Greensboro police arrest suspect in 2023 River Oaks homicide
Greensboro police arrested Kendal Isaiah Roberts in a 2023 River Oaks Drive homicide, turning a case once thought cleared into a new court fight.

A River Oaks Drive killing that police once said had no suspects now has an arrest. Greensboro police said Kendal Isaiah Roberts, 25, was taken into custody without incident and charged in the 2023 death of Bakari Aman Lee, reopening a case that had gone quiet for more than two years.
Roberts was booked into the Guilford County Jail and remains there without bond. Police said Lee’s next of kin have been notified, and court documents are available through Guilford County eCourts. Roberts is scheduled to appear in court Wednesday.
Lee was 24 when he was shot on Nov. 26, 2023, in the 4:29 a.m. call on River Oaks Drive. Officers found him in front of a building with gunshot wounds, and Guilford County EMS tried life-saving measures before Lee died at the scene. At the time, police said all involved parties had been identified and they were not looking for any suspects.

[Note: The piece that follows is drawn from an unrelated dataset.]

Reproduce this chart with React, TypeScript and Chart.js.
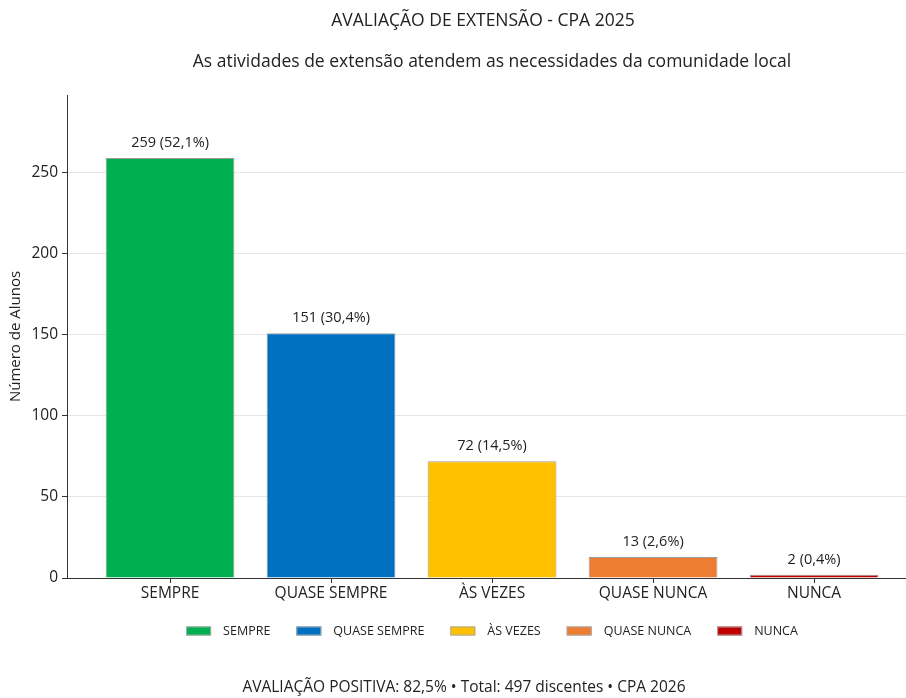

The new arrest came after what police described as continued work by the Greensboro Police Department Homicide Unit. Investigators obtained a warrant after further examining the fatal shooting, a reminder that homicide cases can move slowly before detectives have enough to file charges. In older cases, that often means checking records, reviewing evidence, re-interviewing witnesses and tying a suspect to a scene long after the initial call.
Police said the arrest was made Tuesday by members of the department’s Violent Criminal Apprehension Team, with assistance from the North Carolina State Bureau of Investigation. The charge is second-degree murder, which under North Carolina law covers murders other than first-degree murder. State law generally treats it as a Class B1 felony, though some cases can be punished as a Class B2 felony depending on the theory of malice alleged.
The case adds to the broader question of how many old homicide investigations in Greensboro still sit open and how often arrests come after long gaps. Greensboro police maintain a public crime summary dataset that stretches from 1975 to the present, showing the city has long dealt with fluctuating waves of violent crime. The dataset records 24 murders in 1988, 35 in 1990, 21 in 1993, 36 in 1994 and 20 in 1998, a long run of figures that helps explain why solving older killings remains a continuing public-safety priority in Guilford County.